Still, even during the economic crisis years of 2022 and 2023, the seasonal expatriate Lebanese and other visitor inflows were life buoys for the economy. This notwithstanding, neither a satisfactory budget allocation nor a coherent strategy for tourism was evident from the reformist government of 2025.
Hospitality sector representatives from the start of 2025 told Executive once again of the opportunity, albeit thus far not visibly improved or better monetized during the course of the year, that regional integration of destinations and attractions as well as improved alignment of cultural, religious, green, blue, rural and MICE (meetings, incentives, conferences & exhibitions) offerings in both national and cross-border terms.

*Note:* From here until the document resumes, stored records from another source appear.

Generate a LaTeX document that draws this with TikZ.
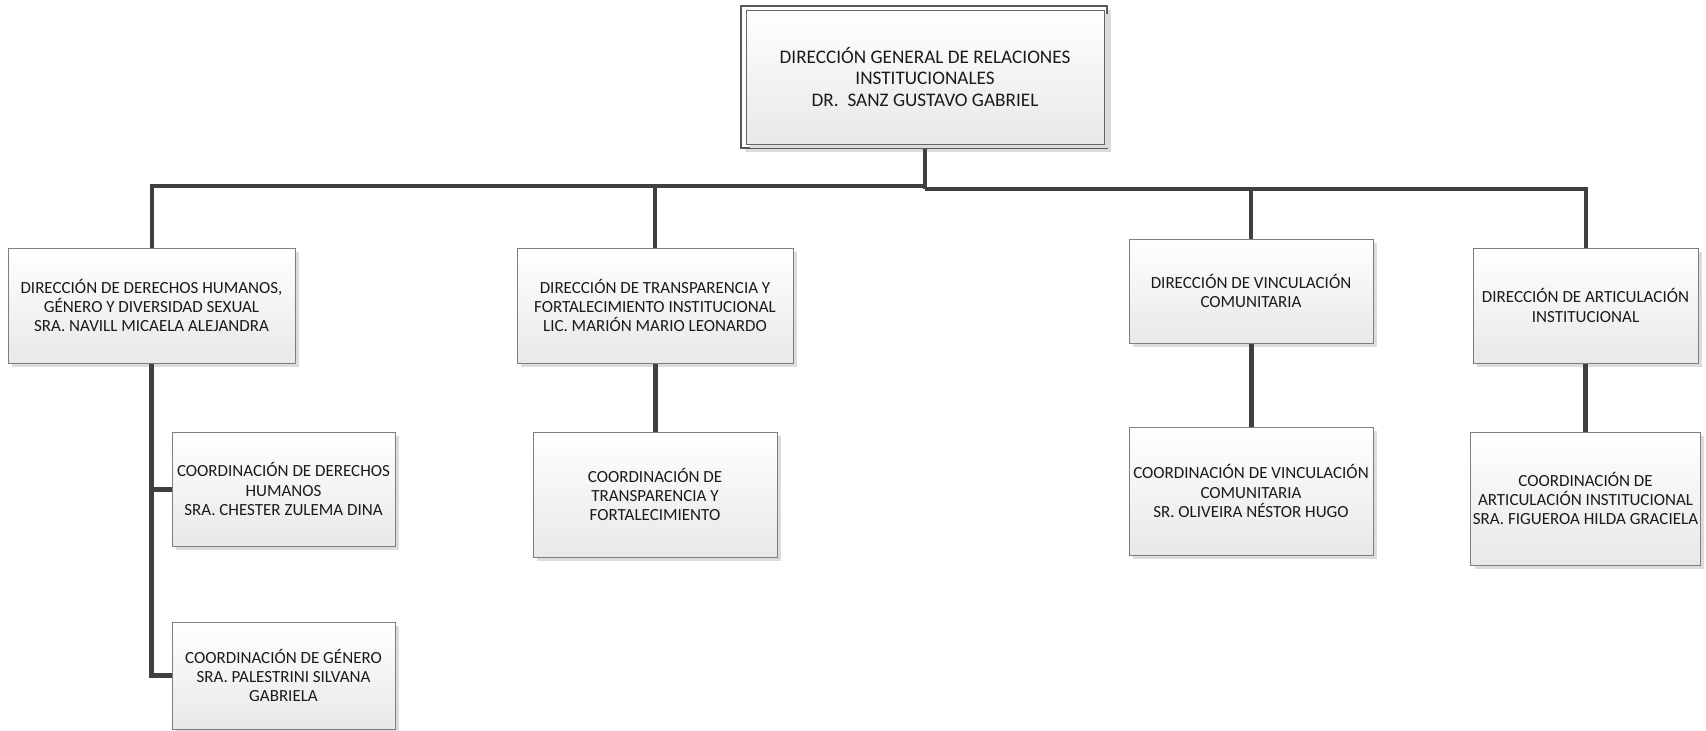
\documentclass[tikz,border=0pt]{standalone}
\usepackage{fontspec}
\setmainfont{Carlito}
\usetikzlibrary{shadows}
\definecolor{ink}{HTML}{1A1A1A}
\definecolor{wire}{HTML}{404040}
\definecolor{edge}{HTML}{7E7E7E}
\definecolor{shade}{HTML}{DCDCDC}
\tikzset{
  x=1pt, y=-1pt,
  unitbox/.style={draw=edge, line width=1pt, top color=white, bottom color=black!9,
    align=center, text=ink, inner sep=2pt,
    font=\fontsize{17}{19.4}\selectfont,
    drop shadow={shadow xshift=4pt, shadow yshift=-4pt, fill=shade, opacity=1}},
  headframe/.style={draw=edge!70!black, line width=1.1pt, fill=white,
    drop shadow={shadow xshift=4pt, shadow yshift=-4pt, fill=shade, opacity=1}},
  bus/.style={draw=wire, line width=4pt},
  link/.style={draw=wire, line width=5pt},
}
\begin{document}
\begin{tikzpicture}
\useasboundingbox (0,0) rectangle (1706,731);

% head office with its double frame
\node[headframe, minimum width=366pt, minimum height=142pt] (topframe) at (924,77) {};
\node[unitbox, drop shadow/.code={}, font=\fontsize{19.2}{21.7}\selectfont,
      minimum width=358pt, minimum height=134pt, draw=edge!80!black] (top) at (925,77)
  {DIRECCIÓN GENERAL DE RELACIONES\\INSTITUCIONALES\\DR.~ SANZ GUSTAVO GABRIEL};

% directorates
\node[unitbox, minimum width=287pt, minimum height=115pt] (b1) at (151.5,305.5)
  {DIRECCIÓN DE DERECHOS HUMANOS,\\GÉNERO Y DIVERSIDAD SEXUAL\\SRA. NAVILL MICAELA ALEJANDRA};
\node[unitbox, minimum width=276pt, minimum height=115pt] (b2) at (655,305.5)
  {DIRECCIÓN DE TRANSPARENCIA Y\\FORTALECIMIENTO INSTITUCIONAL\\LIC. MARIÓN MARIO LEONARDO};
\node[unitbox, minimum width=244pt, minimum height=104pt] (b3) at (1251,291)
  {DIRECCIÓN DE VINCULACIÓN\\COMUNITARIA};
\node[unitbox, minimum width=225pt, minimum height=115pt] (b4) at (1585.5,305.5)
  {DIRECCIÓN DE ARTICULACIÓN\\INSTITUCIONAL};

% coordinations
\node[unitbox, minimum width=223pt, minimum height=114pt] (c1a) at (283.5,489)
  {COORDINACIÓN DE DERECHOS\\HUMANOS\\SRA. CHESTER ZULEMA DINA};
\node[unitbox, minimum width=223pt, minimum height=107pt] (c1b) at (283.5,675.5)
  {COORDINACIÓN DE GÉNERO\\SRA. PALESTRINI SILVANA\\GABRIELA};
\node[unitbox, minimum width=244pt, minimum height=125pt] (c2) at (655,494.5)
  {COORDINACIÓN DE\\TRANSPARENCIA Y\\FORTALECIMIENTO};
\node[unitbox, minimum width=244pt, minimum height=128pt] (c3) at (1251,491)
  {COORDINACIÓN DE VINCULACIÓN\\COMUNITARIA\\SR. OLIVEIRA NÉSTOR HUGO};
\node[unitbox, minimum width=225pt, minimum height=133pt] (c4) at (1585.5,498.5)
  {COORDINACIÓN DE\\ARTICULACIÓN INSTITUCIONAL\\SRA. FIGUEROA HILDA GRACIELA};

% main bus
\coordinate (jL) at (top.south |- 0,186);
\coordinate (jR) at (top.south |- 0,189);
\draw[bus] (top.south |- topframe.south) -- (jR);
\draw[bus] (jL) -| (b1.north);
\draw[bus] (jL) -| (b2.north);
\draw[bus] (jR) -| (b3.north);
\draw[bus] (jR) -| (b4.north);

% links to coordinations
\draw[link] (b1.south) |- (c1a.west);
\draw[link] (b1.south) |- (c1b.west);
\draw[link] (b2.south) -- (c2.north);
\draw[link] (b3.south) -- (c3.north);
\draw[link] (b4.south) -- (c4.north);
\end{tikzpicture}
\end{document}
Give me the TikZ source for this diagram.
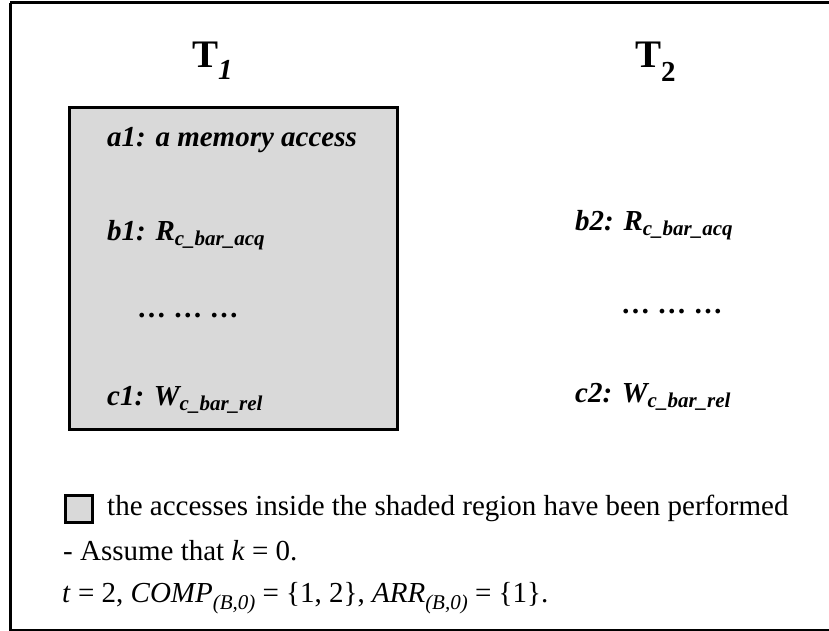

All in all, global tourism expectations for the digital era point to still more quantitative growth and activities that cross into trillion-dollar territory by start of the next decade. Lebanon may well remain a tourism dwarf when compared with MENA markets like Turkey and Egypt and the giant destination countries to the north of the Mediterranean. This baseline, however, only affirms the importance of hospitality as the country’s paradigmatic services industry and makes investments into the sector’s quality and diversity paramount for Lebanon.
Moreover, the systemic, social and economic, weaknesses that have begun to inform the global tourism trade drive home the message that this country needs more than fancy tourism strategy documents. It needs not only safety and regional calm but also regional integration of offerings and, above all, a sustainable and environmentally responsible development direction.